• Stated goal
Beginning with the first line of the data below, reproduce every line unchanged, ending with the line that holds "-0.389], [0.226, -0.477]];".

(begin)

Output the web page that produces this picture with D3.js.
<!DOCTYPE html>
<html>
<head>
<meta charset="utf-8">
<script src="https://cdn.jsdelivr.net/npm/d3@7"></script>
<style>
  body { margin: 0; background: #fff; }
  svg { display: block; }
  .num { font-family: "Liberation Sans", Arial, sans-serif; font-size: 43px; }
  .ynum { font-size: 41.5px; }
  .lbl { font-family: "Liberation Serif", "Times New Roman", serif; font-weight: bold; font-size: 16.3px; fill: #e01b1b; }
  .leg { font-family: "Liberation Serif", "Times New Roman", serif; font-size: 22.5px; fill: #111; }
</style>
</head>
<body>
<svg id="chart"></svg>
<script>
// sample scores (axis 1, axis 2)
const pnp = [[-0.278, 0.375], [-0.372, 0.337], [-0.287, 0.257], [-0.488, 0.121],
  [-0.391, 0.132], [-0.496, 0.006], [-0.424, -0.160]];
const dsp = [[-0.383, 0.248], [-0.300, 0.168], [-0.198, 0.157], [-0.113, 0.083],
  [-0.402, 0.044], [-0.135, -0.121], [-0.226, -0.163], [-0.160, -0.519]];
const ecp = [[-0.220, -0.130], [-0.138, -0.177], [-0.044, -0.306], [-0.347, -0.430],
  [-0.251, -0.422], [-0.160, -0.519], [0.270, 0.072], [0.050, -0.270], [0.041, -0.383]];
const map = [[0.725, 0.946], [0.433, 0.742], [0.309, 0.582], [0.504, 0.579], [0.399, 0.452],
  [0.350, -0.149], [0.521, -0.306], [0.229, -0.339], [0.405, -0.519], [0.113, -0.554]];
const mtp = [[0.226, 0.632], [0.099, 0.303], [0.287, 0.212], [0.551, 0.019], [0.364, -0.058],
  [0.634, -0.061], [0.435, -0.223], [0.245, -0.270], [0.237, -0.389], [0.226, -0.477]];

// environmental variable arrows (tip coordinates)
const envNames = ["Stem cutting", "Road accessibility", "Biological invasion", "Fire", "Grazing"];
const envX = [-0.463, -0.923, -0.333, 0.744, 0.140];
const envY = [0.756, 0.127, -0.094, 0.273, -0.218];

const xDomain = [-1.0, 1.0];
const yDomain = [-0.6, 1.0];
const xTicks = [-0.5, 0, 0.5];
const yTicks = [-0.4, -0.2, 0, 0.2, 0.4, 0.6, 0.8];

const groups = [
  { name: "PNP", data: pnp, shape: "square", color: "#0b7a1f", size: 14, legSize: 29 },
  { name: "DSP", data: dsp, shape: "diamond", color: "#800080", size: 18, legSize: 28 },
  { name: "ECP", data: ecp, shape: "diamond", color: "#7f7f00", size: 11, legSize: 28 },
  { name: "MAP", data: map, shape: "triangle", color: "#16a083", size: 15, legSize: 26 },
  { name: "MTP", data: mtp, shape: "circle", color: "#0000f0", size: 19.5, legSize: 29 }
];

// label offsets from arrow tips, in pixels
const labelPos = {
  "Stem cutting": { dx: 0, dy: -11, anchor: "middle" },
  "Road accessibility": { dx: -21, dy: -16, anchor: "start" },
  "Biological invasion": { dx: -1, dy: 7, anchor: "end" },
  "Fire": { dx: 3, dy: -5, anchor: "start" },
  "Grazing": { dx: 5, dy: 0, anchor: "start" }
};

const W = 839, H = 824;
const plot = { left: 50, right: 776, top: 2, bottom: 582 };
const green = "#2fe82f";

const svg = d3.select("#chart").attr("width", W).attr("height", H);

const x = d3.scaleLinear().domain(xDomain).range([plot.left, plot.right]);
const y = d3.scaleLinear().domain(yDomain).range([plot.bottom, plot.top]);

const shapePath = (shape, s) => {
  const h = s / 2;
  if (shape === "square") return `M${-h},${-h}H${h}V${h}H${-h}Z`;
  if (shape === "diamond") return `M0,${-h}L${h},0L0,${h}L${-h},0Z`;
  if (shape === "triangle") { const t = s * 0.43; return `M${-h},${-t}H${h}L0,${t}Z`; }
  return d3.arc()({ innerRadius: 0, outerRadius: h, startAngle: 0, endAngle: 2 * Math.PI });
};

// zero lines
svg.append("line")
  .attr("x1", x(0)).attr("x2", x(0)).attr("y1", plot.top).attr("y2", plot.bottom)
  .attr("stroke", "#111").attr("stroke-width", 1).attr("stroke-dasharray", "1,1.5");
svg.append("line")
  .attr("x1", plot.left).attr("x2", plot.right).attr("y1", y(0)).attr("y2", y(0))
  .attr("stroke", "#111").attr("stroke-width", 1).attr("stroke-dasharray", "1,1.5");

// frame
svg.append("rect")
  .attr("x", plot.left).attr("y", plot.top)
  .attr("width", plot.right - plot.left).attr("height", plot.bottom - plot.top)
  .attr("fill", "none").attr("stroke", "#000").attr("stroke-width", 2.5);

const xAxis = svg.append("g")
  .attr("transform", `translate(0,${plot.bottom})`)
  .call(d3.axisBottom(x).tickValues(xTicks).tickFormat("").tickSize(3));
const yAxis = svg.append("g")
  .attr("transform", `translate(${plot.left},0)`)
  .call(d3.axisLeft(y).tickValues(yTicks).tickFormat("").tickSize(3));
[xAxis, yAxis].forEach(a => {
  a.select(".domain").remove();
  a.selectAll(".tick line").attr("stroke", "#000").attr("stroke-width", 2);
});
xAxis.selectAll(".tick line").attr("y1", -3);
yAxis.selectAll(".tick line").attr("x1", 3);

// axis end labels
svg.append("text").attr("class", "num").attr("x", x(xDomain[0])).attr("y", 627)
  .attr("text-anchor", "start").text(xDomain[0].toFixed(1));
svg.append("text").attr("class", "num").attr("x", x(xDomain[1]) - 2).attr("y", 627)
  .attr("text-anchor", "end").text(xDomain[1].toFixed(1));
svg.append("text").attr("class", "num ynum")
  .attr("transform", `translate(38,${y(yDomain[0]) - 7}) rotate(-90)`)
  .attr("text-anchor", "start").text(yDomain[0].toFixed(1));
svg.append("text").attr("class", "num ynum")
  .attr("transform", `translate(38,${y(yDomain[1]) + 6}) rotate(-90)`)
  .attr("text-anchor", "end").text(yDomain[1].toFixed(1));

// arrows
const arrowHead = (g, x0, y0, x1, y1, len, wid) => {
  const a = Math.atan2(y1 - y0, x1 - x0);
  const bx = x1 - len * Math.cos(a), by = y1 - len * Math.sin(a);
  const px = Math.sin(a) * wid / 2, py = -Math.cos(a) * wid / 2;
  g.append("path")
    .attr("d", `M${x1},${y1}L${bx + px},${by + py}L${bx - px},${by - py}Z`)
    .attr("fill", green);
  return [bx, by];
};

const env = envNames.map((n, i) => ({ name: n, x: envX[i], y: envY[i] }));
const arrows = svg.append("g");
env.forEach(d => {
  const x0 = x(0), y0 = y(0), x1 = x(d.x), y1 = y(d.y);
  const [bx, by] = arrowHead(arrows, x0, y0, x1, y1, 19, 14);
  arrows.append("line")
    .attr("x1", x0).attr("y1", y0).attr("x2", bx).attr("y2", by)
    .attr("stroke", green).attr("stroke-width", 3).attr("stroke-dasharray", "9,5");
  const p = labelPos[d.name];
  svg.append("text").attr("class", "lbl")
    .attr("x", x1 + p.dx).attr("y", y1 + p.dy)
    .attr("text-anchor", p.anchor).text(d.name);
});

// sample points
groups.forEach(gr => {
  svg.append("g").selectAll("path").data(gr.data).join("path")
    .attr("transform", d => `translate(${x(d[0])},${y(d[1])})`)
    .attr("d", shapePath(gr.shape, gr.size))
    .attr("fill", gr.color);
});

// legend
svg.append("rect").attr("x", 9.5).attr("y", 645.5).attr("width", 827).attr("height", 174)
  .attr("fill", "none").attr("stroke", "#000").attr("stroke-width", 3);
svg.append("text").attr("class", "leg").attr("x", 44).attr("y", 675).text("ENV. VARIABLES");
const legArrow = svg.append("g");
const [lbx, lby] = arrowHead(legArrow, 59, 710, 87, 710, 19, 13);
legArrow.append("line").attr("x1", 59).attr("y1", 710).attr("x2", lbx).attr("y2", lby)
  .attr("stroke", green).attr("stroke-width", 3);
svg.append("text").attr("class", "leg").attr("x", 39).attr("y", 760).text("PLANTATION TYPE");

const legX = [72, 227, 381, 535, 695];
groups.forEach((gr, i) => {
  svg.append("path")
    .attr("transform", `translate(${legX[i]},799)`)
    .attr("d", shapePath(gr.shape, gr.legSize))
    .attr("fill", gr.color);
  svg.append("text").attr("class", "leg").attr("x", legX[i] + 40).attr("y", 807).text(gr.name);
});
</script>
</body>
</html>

(end)

• Solution
Output the web page that produces this picture with D3.js.
<!DOCTYPE html>
<html>
<head>
<meta charset="utf-8">
<script src="https://cdn.jsdelivr.net/npm/d3@7"></script>
<style>
  body { margin: 0; background: #fff; }
  svg { display: block; }
  .num { font-family: "Liberation Sans", Arial, sans-serif; font-size: 43px; }
  .ynum { font-size: 41.5px; }
  .lbl { font-family: "Liberation Serif", "Times New Roman", serif; font-weight: bold; font-size: 16.3px; fill: #e01b1b; }
  .leg { font-family: "Liberation Serif", "Times New Roman", serif; font-size: 22.5px; fill: #111; }
</style>
</head>
<body>
<svg id="chart"></svg>
<script>
// sample scores (axis 1, axis 2)
const pnp = [[-0.278, 0.375], [-0.372, 0.337], [-0.287, 0.257], [-0.488, 0.121],
  [-0.391, 0.132], [-0.496, 0.006], [-0.424, -0.160]];
const dsp = [[-0.383, 0.248], [-0.300, 0.168], [-0.198, 0.157], [-0.113, 0.083],
  [-0.402, 0.044], [-0.135, -0.121], [-0.226, -0.163], [-0.160, -0.519]];
const ecp = [[-0.220, -0.130], [-0.138, -0.177], [-0.044, -0.306], [-0.347, -0.430],
  [-0.251, -0.422], [-0.160, -0.519], [0.270, 0.072], [0.050, -0.270], [0.041, -0.383]];
const map = [[0.725, 0.946], [0.433, 0.742], [0.309, 0.582], [0.504, 0.579], [0.399, 0.452],
  [0.350, -0.149], [0.521, -0.306], [0.229, -0.339], [0.405, -0.519], [0.113, -0.554]];
const mtp = [[0.226, 0.632], [0.099, 0.303], [0.287, 0.212], [0.551, 0.019], [0.364, -0.058],
  [0.634, -0.061], [0.435, -0.223], [0.245, -0.270], [0.237, -0.389], [0.226, -0.477]];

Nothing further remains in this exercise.